_WHAT THIS TASK INVOLVES_. Copy everything from the line with "Recreate this image" down to the line with "Median Fire Interval=4.7", inclusive of both, exactly as written; leave out all pictures.

_EXTRACTED INFORMATION_.
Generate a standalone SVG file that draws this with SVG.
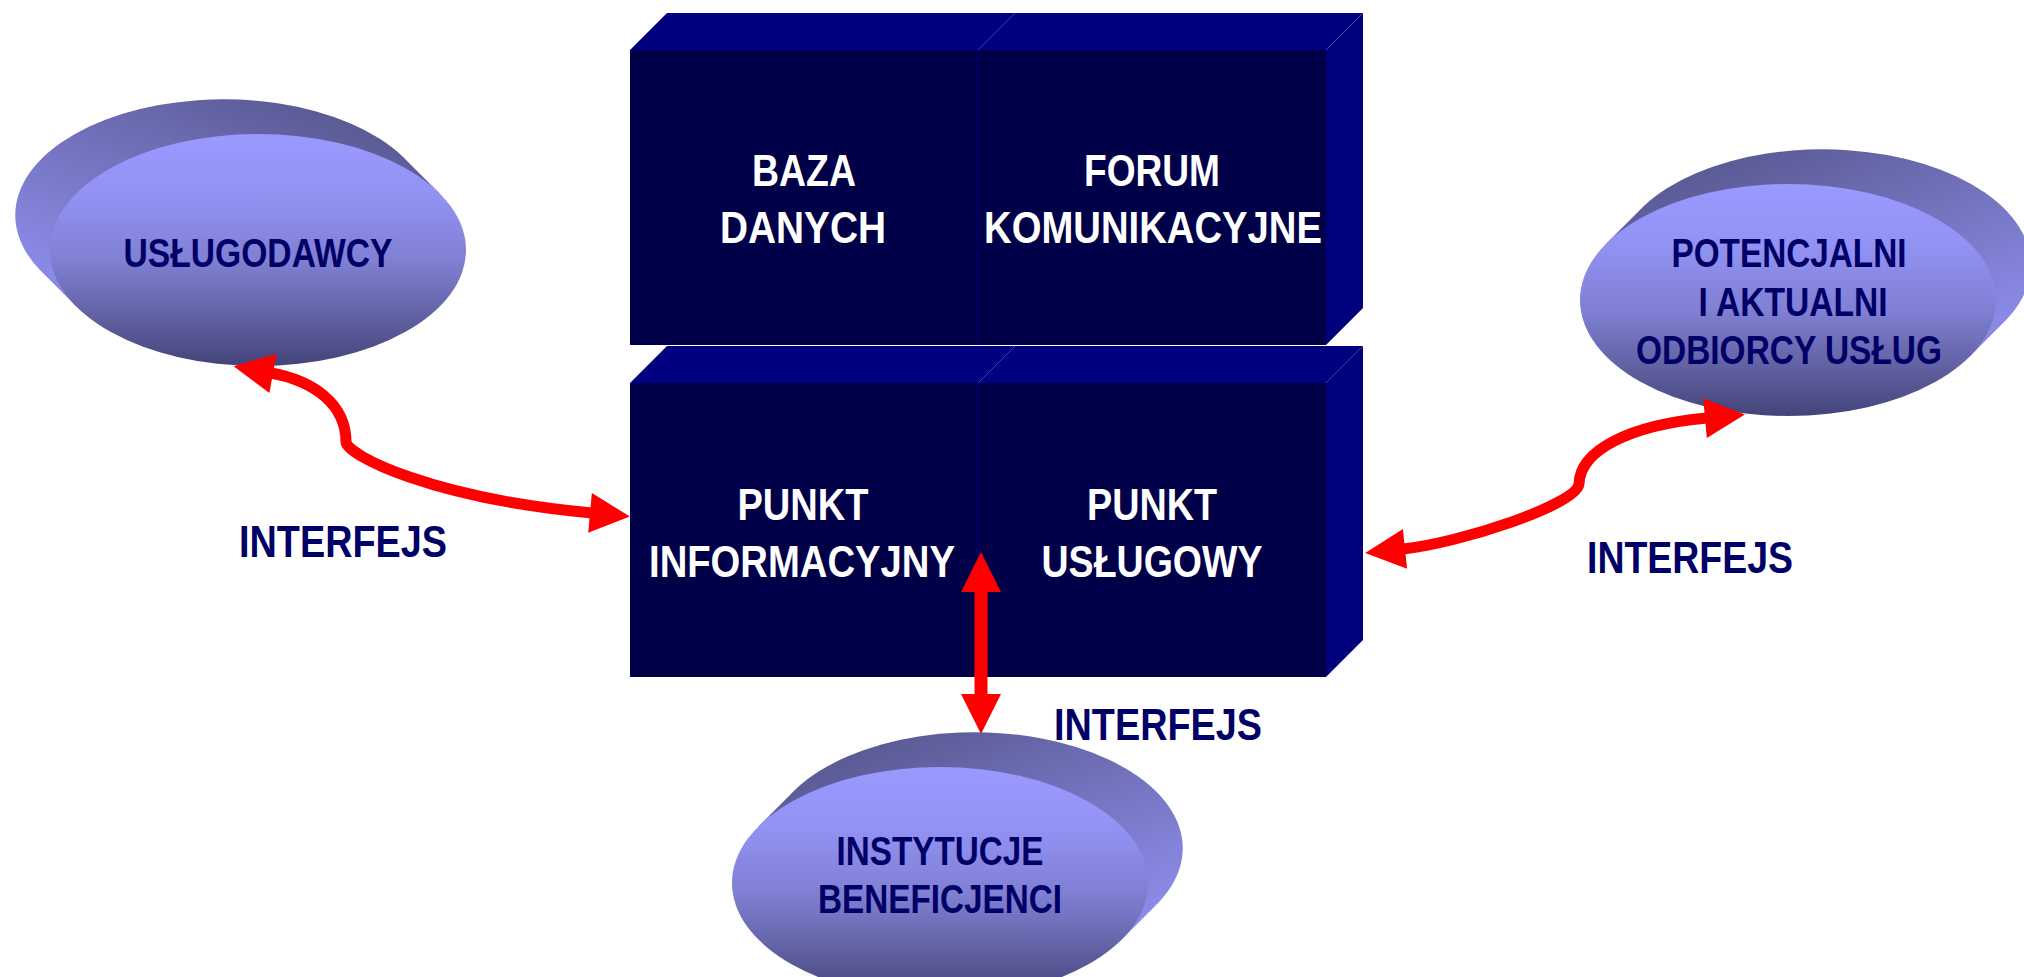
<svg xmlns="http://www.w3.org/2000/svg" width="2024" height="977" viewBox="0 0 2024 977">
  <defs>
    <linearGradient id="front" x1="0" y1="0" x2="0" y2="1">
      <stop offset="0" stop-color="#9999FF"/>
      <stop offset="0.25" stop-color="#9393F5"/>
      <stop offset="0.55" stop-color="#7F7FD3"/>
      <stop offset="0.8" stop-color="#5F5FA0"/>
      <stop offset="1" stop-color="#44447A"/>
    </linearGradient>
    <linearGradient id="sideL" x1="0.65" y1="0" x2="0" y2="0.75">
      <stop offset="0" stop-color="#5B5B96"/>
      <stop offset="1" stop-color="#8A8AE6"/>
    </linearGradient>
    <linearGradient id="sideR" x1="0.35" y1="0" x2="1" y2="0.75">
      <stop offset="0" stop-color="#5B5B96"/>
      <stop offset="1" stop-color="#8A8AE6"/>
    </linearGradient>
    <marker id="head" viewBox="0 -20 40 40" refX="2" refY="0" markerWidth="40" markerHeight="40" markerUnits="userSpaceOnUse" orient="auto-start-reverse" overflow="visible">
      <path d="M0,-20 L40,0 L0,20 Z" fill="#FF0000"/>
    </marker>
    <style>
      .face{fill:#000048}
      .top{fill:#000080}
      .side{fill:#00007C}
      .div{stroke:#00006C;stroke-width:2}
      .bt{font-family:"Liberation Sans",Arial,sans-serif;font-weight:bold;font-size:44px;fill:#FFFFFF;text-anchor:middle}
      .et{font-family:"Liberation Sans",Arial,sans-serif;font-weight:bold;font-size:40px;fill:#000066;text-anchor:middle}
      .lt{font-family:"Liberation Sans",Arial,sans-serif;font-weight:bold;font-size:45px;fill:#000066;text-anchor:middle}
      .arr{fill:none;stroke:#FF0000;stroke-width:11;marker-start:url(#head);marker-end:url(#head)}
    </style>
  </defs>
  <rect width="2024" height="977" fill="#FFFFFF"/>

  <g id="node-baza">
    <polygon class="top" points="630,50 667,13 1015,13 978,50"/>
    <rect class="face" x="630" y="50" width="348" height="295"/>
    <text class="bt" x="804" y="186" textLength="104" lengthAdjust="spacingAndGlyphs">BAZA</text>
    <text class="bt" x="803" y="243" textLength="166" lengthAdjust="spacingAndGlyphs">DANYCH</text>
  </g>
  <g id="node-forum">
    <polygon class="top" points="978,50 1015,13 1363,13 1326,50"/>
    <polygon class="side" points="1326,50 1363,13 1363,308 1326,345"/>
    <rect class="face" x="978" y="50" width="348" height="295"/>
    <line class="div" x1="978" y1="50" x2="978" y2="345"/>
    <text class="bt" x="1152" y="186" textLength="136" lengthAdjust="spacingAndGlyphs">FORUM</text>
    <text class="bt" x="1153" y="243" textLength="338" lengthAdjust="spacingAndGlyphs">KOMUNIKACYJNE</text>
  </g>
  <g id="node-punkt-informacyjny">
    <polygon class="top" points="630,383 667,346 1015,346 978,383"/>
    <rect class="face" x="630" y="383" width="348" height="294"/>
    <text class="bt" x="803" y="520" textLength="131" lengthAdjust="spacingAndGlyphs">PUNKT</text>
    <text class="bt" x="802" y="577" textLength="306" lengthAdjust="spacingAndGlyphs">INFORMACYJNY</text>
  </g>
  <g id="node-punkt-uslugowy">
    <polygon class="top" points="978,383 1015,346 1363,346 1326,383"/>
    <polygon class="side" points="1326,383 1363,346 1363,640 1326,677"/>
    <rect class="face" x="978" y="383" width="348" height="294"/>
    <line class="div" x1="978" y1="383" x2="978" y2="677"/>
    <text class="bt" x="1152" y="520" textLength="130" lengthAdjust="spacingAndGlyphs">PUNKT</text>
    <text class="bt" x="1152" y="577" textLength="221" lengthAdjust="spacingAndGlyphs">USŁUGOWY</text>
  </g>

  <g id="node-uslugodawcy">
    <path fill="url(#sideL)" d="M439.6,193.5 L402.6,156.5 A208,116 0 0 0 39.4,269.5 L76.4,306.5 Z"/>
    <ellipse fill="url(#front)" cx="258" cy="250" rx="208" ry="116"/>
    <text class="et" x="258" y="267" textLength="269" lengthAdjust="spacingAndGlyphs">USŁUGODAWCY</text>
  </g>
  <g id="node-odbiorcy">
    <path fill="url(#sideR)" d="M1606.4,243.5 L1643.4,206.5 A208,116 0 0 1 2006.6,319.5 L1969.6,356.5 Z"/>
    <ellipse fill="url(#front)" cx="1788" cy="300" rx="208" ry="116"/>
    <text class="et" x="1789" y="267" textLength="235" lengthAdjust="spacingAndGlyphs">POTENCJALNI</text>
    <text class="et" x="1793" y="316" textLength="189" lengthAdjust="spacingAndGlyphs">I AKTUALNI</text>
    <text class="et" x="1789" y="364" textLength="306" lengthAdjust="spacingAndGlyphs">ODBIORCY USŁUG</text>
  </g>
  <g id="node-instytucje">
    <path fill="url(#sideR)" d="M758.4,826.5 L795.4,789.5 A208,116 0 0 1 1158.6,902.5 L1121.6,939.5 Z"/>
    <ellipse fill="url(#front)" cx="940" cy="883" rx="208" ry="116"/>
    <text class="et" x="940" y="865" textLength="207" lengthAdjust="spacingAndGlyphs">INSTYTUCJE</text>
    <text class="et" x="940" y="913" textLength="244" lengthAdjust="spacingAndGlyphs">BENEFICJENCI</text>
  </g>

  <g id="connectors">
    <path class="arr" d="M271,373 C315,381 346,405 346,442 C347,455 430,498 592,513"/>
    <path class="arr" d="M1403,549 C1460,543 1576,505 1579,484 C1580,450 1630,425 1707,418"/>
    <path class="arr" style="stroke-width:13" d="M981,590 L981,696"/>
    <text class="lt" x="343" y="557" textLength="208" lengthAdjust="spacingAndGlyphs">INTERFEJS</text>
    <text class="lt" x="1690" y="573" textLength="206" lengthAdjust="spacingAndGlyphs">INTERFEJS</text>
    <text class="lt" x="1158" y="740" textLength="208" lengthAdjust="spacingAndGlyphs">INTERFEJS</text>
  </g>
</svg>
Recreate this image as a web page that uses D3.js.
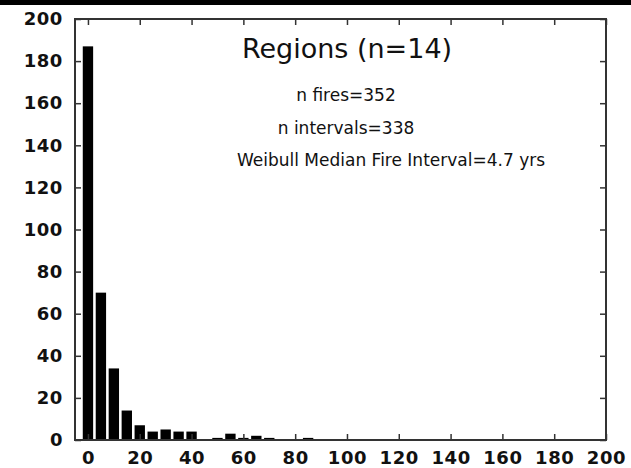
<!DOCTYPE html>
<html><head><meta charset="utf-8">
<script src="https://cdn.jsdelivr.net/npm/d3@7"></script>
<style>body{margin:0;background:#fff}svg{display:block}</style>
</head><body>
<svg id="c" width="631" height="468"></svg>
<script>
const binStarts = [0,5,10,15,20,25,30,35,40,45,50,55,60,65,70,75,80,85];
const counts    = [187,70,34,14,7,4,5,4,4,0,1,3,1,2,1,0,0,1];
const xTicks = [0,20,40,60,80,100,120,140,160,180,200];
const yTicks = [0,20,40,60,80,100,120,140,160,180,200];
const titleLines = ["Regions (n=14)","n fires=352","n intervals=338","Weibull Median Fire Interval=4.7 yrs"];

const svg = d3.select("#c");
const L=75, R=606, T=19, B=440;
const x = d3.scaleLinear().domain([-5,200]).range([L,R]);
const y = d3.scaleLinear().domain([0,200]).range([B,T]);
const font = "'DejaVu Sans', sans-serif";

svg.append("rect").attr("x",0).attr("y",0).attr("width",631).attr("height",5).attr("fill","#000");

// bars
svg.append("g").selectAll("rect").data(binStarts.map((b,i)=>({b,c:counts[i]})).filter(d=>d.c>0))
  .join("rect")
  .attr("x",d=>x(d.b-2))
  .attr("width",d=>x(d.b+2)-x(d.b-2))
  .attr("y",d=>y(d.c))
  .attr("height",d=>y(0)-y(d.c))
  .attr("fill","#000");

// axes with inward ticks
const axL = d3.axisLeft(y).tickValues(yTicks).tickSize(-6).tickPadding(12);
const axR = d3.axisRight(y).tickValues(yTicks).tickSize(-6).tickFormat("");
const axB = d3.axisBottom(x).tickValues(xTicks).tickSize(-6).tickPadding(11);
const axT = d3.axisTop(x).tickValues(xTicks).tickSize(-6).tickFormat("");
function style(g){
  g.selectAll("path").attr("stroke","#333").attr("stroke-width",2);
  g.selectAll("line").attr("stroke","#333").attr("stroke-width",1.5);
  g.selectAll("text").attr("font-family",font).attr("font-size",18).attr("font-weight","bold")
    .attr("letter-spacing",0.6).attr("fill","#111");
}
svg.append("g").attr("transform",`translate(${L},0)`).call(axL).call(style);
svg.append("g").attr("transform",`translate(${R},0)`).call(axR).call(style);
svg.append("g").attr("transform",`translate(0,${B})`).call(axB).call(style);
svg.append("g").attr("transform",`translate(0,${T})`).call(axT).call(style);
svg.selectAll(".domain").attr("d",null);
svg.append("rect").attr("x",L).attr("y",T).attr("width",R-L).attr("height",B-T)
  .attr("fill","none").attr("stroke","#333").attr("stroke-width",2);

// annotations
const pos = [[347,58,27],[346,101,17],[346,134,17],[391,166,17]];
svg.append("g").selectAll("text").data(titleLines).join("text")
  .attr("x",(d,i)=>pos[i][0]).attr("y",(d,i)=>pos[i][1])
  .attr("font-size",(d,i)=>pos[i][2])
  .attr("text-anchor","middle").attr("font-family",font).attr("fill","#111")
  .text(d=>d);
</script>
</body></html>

_RESULT OF THE EXERCISE_.
Recreate this image as a web page that uses D3.js.
<!DOCTYPE html>
<html><head><meta charset="utf-8">
<script src="https://cdn.jsdelivr.net/npm/d3@7"></script>
<style>body{margin:0;background:#fff}svg{display:block}</style>
</head><body>
<svg id="c" width="631" height="468"></svg>
<script>
const binStarts = [0,5,10,15,20,25,30,35,40,45,50,55,60,65,70,75,80,85];
const counts    = [187,70,34,14,7,4,5,4,4,0,1,3,1,2,1,0,0,1];
const xTicks = [0,20,40,60,80,100,120,140,160,180,200];
const yTicks = [0,20,40,60,80,100,120,140,160,180,200];
const titleLines = ["Regions (n=14)","n fires=352","n intervals=338","Weibull Median Fire Interval=4.7 yrs"];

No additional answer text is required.